▶ _Written instruction_
Return the lines exactly as they stand, from the first of the material through the line containing "CURRENT REFERENCE STATE\\43A".

------------------------------------------------------------------------

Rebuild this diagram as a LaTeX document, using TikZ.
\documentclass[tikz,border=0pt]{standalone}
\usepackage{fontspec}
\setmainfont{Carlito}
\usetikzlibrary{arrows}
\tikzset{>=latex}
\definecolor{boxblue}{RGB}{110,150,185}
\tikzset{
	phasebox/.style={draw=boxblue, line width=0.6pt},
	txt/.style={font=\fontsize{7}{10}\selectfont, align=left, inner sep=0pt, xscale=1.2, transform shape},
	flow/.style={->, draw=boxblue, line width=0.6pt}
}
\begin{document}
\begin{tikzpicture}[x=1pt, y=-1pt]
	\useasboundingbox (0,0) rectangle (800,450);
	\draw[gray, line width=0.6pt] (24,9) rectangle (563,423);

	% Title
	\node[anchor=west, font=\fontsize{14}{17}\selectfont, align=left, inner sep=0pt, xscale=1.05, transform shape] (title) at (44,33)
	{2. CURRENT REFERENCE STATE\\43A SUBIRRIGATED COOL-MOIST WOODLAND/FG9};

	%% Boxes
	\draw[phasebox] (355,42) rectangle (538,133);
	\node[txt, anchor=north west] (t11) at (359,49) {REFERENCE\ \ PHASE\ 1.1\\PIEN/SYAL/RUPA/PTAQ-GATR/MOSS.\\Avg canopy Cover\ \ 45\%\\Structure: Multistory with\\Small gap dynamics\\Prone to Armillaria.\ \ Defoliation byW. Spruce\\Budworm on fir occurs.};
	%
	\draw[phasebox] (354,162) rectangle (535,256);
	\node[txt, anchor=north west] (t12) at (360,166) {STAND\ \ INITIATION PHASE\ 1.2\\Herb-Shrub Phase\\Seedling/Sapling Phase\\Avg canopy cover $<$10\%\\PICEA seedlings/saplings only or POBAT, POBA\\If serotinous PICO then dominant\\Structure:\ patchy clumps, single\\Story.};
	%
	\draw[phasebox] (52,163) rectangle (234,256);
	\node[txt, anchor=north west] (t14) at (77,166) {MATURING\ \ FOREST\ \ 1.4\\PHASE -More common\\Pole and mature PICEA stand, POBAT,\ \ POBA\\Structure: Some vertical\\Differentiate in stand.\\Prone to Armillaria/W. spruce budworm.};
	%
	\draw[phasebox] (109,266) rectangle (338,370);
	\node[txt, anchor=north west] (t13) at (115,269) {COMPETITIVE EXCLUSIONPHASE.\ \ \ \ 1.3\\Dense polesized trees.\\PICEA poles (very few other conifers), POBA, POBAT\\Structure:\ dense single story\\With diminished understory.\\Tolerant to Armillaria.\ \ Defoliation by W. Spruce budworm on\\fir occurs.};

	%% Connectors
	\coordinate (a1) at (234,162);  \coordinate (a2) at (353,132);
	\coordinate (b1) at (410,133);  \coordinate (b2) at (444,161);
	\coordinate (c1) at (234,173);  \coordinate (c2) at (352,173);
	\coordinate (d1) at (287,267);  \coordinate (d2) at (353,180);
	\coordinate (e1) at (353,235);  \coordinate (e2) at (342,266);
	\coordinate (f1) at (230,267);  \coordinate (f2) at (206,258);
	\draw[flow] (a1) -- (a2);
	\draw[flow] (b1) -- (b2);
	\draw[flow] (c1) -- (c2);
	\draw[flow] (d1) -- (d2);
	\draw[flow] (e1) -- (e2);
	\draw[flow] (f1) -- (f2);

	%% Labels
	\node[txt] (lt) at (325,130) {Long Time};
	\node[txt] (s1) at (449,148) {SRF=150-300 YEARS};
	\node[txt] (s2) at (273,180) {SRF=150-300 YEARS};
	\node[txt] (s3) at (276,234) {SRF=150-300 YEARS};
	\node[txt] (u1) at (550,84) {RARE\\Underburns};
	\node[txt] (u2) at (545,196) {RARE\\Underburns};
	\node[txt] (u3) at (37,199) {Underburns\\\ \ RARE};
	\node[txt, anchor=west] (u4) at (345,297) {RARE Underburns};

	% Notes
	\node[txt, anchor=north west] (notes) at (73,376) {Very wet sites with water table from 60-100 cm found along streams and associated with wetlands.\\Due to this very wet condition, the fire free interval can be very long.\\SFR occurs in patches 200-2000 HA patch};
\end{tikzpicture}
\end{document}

------------------------------------------------------------------------

▶ _Answer to this exercise_
Rebuild this diagram as a LaTeX document, using TikZ.
\documentclass[tikz,border=0pt]{standalone}
\usepackage{fontspec}
\setmainfont{Carlito}
\usetikzlibrary{arrows}
\tikzset{>=latex}
\definecolor{boxblue}{RGB}{110,150,185}
\tikzset{
	phasebox/.style={draw=boxblue, line width=0.6pt},
	txt/.style={font=\fontsize{7}{10}\selectfont, align=left, inner sep=0pt, xscale=1.2, transform shape},
	flow/.style={->, draw=boxblue, line width=0.6pt}
}
\begin{document}
\begin{tikzpicture}[x=1pt, y=-1pt]
	\useasboundingbox (0,0) rectangle (800,450);
	\draw[gray, line width=0.6pt] (24,9) rectangle (563,423);

	% Title
	\node[anchor=west, font=\fontsize{14}{17}\selectfont, align=left, inner sep=0pt, xscale=1.05, transform shape] (title) at (44,33)
	{2. CURRENT REFERENCE STATE\\43A SUBIRRIGATED COOL-MOIST WOODLAND/FG9};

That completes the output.